Exercise requirements
Every record must be transcribed in its entirety, apart from the images, which are to be omitted.

Material provided
[start]
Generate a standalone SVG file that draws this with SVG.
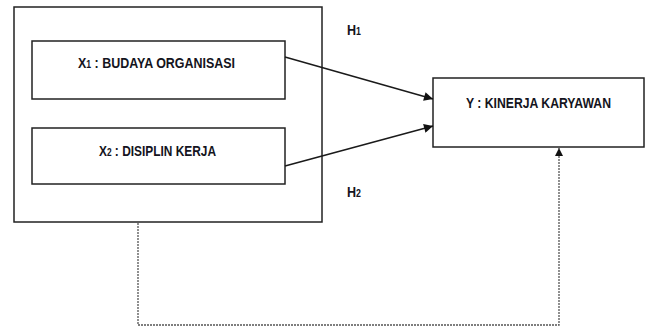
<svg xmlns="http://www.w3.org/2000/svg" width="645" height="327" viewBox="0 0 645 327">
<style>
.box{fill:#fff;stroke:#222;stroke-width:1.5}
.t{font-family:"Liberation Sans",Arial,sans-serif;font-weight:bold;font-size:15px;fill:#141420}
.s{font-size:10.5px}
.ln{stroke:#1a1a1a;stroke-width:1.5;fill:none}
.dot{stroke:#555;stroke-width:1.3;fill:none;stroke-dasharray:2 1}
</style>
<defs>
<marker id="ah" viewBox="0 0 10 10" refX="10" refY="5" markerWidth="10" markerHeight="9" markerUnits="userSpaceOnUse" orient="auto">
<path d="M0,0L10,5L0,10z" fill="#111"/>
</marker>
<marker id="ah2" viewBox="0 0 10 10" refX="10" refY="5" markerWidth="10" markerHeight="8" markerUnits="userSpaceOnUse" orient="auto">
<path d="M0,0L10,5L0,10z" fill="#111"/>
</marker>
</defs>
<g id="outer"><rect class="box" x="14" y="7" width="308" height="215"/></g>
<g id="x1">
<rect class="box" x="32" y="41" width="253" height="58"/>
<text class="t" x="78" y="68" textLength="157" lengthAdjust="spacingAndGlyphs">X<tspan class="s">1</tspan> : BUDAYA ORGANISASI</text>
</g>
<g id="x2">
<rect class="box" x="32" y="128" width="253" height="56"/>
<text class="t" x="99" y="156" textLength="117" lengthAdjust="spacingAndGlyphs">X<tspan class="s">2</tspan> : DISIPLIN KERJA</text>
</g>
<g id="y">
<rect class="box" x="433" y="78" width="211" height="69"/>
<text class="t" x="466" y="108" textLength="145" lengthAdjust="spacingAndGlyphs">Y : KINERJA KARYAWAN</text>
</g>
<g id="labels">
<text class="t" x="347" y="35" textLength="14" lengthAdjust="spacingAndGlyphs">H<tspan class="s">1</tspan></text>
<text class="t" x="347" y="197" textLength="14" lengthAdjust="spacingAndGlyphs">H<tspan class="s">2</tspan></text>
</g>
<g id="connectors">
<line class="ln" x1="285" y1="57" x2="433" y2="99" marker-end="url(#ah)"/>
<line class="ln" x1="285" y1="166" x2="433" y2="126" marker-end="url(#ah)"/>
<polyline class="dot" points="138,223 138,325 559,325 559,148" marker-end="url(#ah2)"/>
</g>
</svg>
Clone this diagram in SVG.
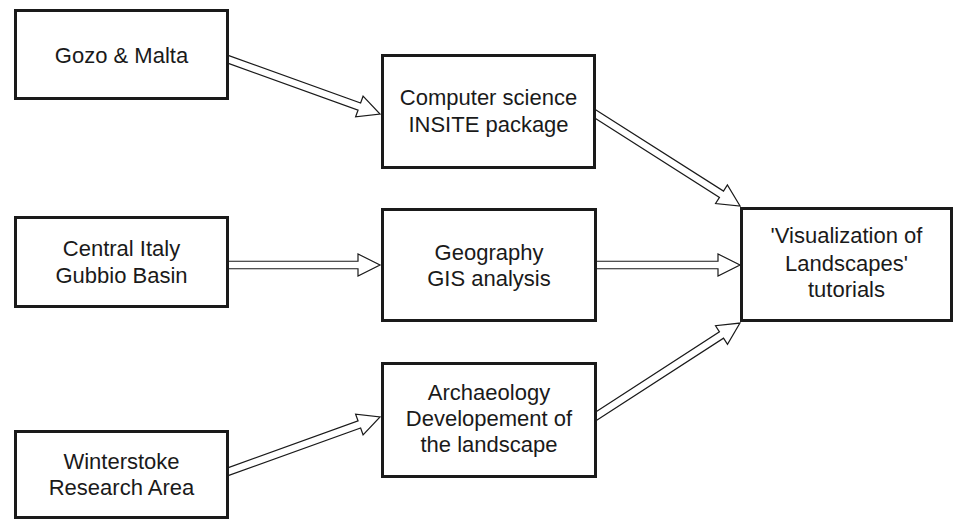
[end]
Reply
Generate a standalone SVG file that draws this with SVG.
<svg xmlns="http://www.w3.org/2000/svg" width="645" height="327" viewBox="0 0 645 327">
<style>
.box{fill:#fff;stroke:#222;stroke-width:1.5}
.t{font-family:"Liberation Sans",Arial,sans-serif;font-weight:bold;font-size:15px;fill:#141420}
.s{font-size:10.5px}
.ln{stroke:#1a1a1a;stroke-width:1.5;fill:none}
.dot{stroke:#555;stroke-width:1.3;fill:none;stroke-dasharray:2 1}
</style>
<defs>
<marker id="ah" viewBox="0 0 10 10" refX="10" refY="5" markerWidth="10" markerHeight="9" markerUnits="userSpaceOnUse" orient="auto">
<path d="M0,0L10,5L0,10z" fill="#111"/>
</marker>
<marker id="ah2" viewBox="0 0 10 10" refX="10" refY="5" markerWidth="10" markerHeight="8" markerUnits="userSpaceOnUse" orient="auto">
<path d="M0,0L10,5L0,10z" fill="#111"/>
</marker>
</defs>
<g id="outer"><rect class="box" x="14" y="7" width="308" height="215"/></g>
<g id="x1">
<rect class="box" x="32" y="41" width="253" height="58"/>
<text class="t" x="78" y="68" textLength="157" lengthAdjust="spacingAndGlyphs">X<tspan class="s">1</tspan> : BUDAYA ORGANISASI</text>
</g>
<g id="x2">
<rect class="box" x="32" y="128" width="253" height="56"/>
<text class="t" x="99" y="156" textLength="117" lengthAdjust="spacingAndGlyphs">X<tspan class="s">2</tspan> : DISIPLIN KERJA</text>
</g>
<g id="y">
<rect class="box" x="433" y="78" width="211" height="69"/>
<text class="t" x="466" y="108" textLength="145" lengthAdjust="spacingAndGlyphs">Y : KINERJA KARYAWAN</text>
</g>
<g id="labels">
<text class="t" x="347" y="35" textLength="14" lengthAdjust="spacingAndGlyphs">H<tspan class="s">1</tspan></text>
<text class="t" x="347" y="197" textLength="14" lengthAdjust="spacingAndGlyphs">H<tspan class="s">2</tspan></text>
</g>
<g id="connectors">
<line class="ln" x1="285" y1="57" x2="433" y2="99" marker-end="url(#ah)"/>
<line class="ln" x1="285" y1="166" x2="433" y2="126" marker-end="url(#ah)"/>
<polyline class="dot" points="138,223 138,325 559,325 559,148" marker-end="url(#ah2)"/>
</g>
</svg>
Clone this diagram in SVG.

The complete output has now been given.